# EXERCISE GOAL:
Check every line below for the word "this" and show those that hold it.

_____

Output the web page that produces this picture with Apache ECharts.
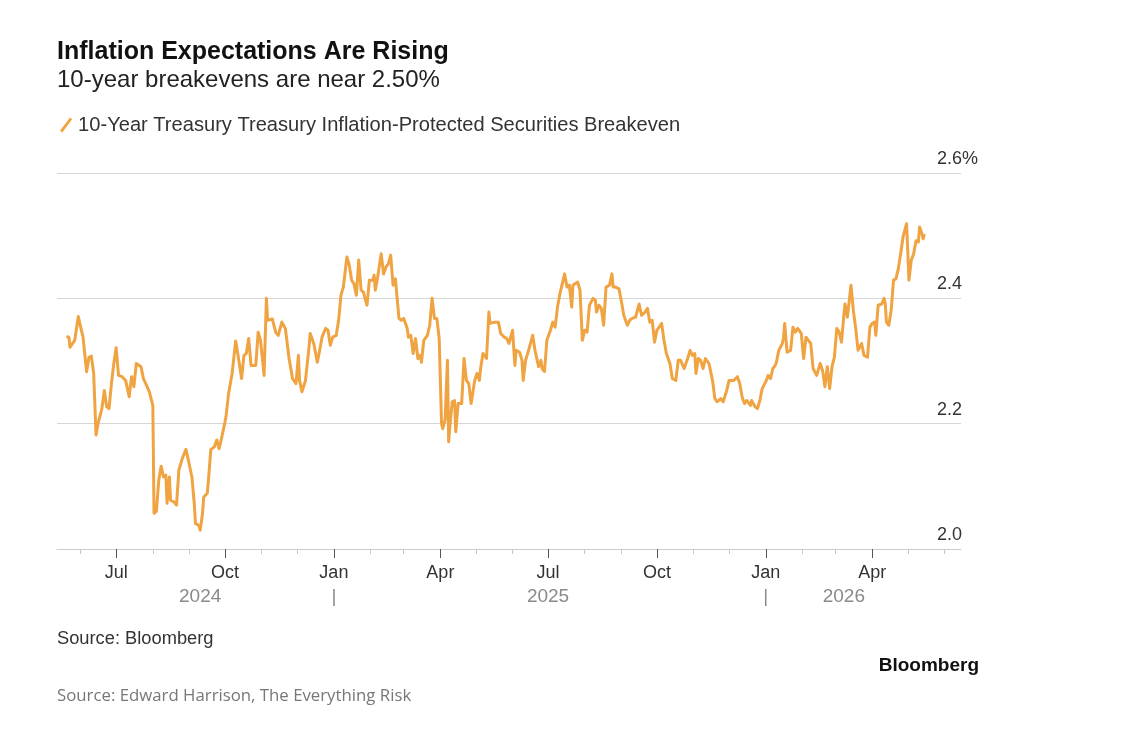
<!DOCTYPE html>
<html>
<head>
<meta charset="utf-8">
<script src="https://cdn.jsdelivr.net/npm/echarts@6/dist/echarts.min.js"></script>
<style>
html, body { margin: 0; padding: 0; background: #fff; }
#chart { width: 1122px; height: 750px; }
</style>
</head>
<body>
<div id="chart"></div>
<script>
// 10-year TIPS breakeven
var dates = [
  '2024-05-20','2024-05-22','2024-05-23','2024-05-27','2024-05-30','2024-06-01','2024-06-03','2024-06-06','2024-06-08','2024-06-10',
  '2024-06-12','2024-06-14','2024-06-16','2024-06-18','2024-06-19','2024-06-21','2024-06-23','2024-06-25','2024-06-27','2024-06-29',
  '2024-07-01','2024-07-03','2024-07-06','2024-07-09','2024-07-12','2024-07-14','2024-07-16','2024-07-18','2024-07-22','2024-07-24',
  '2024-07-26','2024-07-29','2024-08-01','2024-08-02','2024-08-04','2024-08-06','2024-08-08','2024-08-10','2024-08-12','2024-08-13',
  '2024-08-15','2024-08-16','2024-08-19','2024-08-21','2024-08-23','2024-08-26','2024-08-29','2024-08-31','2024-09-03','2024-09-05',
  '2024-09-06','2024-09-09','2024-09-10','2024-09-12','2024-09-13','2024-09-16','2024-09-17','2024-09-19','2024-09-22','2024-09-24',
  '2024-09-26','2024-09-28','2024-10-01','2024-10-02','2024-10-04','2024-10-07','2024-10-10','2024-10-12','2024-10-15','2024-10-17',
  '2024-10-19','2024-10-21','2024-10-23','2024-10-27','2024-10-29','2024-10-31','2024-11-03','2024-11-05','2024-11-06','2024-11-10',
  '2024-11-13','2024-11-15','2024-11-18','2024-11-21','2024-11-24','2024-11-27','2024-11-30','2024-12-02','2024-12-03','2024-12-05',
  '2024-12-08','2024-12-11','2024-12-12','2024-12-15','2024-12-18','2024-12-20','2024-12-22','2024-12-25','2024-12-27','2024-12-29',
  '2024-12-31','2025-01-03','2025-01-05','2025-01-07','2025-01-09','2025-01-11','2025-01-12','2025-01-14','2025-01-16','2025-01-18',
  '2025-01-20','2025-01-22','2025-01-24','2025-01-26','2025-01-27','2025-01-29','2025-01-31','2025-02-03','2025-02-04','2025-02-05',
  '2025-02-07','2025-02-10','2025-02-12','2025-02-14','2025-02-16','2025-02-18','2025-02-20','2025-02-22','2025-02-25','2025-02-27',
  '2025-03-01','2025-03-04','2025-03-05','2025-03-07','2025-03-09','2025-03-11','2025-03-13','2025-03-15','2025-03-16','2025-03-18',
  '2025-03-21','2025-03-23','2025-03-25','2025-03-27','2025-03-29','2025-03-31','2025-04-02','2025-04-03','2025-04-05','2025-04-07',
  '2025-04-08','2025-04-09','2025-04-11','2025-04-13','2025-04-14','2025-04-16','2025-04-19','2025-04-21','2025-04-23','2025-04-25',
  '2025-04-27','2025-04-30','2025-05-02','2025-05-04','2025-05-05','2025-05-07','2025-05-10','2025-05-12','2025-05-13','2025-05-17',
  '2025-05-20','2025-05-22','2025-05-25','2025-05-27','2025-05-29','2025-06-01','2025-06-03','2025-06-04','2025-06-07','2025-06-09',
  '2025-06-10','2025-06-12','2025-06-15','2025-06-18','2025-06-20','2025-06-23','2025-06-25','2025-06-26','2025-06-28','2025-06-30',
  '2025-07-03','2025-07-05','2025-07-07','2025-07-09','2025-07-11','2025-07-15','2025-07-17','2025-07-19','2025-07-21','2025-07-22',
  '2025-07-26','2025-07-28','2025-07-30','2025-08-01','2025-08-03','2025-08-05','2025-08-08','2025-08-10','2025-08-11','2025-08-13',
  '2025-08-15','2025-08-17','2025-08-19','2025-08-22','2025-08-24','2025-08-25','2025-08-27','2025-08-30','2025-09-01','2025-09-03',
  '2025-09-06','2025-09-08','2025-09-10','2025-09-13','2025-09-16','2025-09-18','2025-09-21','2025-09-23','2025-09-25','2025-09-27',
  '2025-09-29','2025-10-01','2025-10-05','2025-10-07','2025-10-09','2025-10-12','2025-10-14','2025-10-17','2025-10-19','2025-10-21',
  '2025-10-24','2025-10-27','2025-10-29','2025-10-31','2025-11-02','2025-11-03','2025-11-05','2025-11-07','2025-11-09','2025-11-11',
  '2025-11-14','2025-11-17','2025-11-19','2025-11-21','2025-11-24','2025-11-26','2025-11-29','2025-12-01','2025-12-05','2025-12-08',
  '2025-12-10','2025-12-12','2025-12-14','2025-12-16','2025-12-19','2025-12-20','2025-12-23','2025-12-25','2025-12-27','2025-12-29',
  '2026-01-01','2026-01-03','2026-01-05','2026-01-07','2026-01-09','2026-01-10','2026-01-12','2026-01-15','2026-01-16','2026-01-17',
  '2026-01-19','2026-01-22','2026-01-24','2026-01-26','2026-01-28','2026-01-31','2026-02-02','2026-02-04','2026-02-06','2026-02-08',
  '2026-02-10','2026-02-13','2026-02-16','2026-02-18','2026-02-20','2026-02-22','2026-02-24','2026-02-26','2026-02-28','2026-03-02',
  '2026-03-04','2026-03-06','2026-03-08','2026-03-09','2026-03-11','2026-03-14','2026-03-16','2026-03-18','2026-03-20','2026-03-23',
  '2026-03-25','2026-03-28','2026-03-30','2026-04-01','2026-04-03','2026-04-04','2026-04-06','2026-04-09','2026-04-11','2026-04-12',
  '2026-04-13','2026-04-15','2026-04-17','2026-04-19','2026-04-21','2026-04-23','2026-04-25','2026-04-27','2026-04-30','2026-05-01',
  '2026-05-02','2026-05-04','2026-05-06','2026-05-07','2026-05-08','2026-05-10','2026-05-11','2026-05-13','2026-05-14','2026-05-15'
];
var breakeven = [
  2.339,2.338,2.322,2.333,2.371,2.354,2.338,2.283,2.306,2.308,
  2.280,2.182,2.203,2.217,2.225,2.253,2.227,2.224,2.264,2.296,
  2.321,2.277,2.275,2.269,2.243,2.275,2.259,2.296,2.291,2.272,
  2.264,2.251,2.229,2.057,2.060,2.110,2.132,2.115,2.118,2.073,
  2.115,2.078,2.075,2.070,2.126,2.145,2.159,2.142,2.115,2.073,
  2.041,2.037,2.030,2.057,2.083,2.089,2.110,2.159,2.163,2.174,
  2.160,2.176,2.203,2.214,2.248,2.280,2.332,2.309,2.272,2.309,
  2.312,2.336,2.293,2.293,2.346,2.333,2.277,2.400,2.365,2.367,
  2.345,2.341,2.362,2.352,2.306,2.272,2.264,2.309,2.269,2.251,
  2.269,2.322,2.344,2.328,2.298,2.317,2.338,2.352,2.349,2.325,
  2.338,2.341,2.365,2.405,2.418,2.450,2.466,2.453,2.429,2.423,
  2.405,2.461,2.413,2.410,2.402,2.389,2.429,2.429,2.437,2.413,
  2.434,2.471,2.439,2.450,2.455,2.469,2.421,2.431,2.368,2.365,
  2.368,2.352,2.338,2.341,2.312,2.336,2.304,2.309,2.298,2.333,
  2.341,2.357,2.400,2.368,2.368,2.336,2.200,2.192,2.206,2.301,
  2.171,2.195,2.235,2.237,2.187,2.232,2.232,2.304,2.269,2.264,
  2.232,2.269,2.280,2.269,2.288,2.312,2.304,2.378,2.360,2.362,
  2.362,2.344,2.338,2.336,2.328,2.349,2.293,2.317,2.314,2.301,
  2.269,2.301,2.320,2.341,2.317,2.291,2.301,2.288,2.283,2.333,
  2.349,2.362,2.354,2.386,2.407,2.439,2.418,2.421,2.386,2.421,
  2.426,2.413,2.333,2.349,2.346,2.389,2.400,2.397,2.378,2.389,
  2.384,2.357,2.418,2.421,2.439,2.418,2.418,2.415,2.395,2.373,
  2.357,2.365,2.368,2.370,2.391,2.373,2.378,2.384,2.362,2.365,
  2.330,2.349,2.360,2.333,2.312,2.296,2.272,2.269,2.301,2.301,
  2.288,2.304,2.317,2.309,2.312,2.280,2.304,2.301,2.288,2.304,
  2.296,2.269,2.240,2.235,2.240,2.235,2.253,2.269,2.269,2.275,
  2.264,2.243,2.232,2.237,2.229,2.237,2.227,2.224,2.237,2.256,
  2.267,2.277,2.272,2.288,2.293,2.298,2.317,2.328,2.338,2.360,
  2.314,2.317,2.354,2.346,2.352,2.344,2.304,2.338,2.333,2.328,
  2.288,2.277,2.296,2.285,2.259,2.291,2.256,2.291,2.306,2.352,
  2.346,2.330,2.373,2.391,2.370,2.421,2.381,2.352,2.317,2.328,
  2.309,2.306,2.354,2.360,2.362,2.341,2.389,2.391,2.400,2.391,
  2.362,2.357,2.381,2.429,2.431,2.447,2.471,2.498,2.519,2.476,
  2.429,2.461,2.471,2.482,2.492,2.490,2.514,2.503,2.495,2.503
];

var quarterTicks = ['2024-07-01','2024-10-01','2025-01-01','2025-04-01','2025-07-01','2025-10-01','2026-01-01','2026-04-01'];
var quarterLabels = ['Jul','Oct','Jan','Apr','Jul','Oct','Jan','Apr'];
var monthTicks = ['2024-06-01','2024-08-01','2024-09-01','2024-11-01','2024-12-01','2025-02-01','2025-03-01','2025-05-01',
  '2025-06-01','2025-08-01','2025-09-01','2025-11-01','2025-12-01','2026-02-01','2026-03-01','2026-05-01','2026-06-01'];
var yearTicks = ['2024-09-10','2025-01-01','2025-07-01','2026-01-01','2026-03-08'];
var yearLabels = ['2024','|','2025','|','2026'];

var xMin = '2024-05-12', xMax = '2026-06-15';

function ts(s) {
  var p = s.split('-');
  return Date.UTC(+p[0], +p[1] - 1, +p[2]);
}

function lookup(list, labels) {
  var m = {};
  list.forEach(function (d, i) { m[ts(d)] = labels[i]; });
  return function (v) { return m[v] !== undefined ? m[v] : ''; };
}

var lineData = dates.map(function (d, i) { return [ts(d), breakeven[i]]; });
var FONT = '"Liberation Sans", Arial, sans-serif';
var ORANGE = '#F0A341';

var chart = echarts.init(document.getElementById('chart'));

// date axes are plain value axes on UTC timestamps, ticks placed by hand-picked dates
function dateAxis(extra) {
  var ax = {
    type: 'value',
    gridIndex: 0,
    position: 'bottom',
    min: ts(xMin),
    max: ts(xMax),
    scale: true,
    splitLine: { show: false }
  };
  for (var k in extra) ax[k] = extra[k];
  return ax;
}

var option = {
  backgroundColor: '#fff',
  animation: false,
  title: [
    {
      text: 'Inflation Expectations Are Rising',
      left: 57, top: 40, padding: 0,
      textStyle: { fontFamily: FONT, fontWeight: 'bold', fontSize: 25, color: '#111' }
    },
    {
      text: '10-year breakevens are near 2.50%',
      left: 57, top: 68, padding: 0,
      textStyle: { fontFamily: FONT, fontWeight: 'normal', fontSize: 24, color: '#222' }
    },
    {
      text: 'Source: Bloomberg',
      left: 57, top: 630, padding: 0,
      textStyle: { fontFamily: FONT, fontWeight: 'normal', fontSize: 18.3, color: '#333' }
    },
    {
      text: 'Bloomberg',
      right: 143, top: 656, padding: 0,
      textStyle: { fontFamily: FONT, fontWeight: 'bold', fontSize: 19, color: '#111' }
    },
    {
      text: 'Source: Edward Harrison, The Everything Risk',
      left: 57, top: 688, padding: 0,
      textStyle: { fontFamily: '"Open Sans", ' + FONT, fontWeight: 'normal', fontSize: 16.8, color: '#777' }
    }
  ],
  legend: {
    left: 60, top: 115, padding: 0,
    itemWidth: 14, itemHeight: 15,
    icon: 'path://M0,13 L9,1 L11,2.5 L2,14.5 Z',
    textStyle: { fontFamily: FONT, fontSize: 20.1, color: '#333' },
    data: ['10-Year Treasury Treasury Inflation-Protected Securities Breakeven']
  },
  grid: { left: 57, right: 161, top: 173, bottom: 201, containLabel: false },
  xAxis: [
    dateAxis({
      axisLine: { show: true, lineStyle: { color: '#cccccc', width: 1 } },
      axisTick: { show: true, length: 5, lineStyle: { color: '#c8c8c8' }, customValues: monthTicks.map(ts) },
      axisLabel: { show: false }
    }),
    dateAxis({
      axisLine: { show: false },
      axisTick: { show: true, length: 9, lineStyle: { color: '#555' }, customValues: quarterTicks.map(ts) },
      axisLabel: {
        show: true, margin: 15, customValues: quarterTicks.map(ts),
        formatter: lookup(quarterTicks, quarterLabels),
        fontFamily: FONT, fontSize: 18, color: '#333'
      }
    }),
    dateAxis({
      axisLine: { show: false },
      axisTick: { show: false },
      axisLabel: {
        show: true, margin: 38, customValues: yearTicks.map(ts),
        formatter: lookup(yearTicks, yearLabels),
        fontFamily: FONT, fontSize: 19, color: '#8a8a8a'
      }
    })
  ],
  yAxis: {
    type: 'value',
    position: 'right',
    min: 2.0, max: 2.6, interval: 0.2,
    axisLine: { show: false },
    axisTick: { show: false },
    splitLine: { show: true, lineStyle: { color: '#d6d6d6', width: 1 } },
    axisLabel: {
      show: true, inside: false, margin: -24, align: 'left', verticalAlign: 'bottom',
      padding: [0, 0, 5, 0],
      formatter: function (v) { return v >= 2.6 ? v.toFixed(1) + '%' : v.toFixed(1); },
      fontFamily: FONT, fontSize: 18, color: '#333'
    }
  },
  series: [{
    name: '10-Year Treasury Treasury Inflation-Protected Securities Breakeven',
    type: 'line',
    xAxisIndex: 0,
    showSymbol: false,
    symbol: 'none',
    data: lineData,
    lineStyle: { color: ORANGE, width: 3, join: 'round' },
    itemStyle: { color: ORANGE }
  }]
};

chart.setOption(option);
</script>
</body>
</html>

_____

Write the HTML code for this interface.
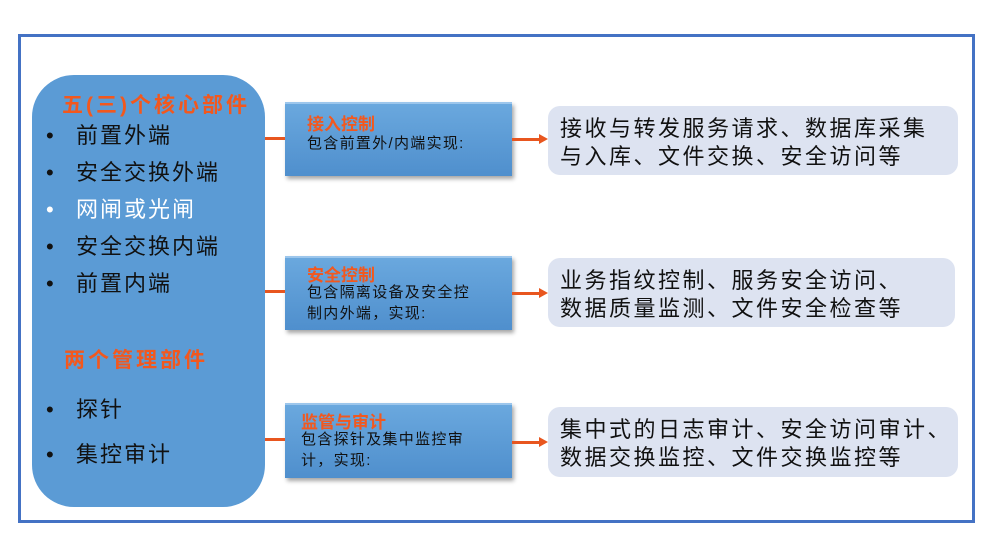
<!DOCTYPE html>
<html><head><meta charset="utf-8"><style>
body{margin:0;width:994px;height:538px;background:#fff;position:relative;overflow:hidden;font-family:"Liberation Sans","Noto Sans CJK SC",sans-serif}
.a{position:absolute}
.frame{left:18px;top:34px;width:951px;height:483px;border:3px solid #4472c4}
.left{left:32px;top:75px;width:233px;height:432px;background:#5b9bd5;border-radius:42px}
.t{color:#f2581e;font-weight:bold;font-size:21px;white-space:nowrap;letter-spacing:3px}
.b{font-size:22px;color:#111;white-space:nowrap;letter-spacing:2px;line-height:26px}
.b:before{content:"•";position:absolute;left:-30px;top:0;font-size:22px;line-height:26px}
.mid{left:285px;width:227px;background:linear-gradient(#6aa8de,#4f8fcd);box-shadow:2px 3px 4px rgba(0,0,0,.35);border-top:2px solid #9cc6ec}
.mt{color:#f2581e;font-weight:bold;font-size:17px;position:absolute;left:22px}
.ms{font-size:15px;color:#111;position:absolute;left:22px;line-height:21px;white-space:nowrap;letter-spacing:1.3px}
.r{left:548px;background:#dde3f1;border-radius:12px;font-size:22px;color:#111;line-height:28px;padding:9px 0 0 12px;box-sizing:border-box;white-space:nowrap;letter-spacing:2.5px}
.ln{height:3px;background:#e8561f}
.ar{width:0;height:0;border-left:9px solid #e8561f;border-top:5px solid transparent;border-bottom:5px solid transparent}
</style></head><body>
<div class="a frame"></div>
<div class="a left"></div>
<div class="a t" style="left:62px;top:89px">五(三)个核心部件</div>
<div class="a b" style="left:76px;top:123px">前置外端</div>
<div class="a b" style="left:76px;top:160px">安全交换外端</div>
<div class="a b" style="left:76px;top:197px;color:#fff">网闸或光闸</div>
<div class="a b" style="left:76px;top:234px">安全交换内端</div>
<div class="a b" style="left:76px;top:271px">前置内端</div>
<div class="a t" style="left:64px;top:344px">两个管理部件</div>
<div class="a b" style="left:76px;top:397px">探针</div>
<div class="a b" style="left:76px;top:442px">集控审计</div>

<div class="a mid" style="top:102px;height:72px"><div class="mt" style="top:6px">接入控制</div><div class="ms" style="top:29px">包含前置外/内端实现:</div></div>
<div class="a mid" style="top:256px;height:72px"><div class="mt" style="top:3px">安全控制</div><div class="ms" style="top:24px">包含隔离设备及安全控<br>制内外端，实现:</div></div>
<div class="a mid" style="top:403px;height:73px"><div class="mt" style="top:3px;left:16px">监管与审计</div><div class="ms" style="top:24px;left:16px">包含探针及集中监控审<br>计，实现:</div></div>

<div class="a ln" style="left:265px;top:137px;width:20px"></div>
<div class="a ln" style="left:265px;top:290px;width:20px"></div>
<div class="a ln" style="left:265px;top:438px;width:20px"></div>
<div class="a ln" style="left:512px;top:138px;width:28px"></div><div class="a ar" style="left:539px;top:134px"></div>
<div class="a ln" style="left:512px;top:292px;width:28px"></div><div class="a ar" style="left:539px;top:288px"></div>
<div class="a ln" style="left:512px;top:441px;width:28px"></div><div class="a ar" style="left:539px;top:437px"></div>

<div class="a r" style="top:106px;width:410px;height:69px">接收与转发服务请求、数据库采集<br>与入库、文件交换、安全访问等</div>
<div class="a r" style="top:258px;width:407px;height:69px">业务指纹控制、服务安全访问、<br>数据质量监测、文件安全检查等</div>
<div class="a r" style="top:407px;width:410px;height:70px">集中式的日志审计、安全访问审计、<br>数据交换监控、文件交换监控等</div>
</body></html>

_____

# RESPONSE TO THE TASK:
Output the web page that produces this picture with Apache ECharts.
Write the HTML code for this interface.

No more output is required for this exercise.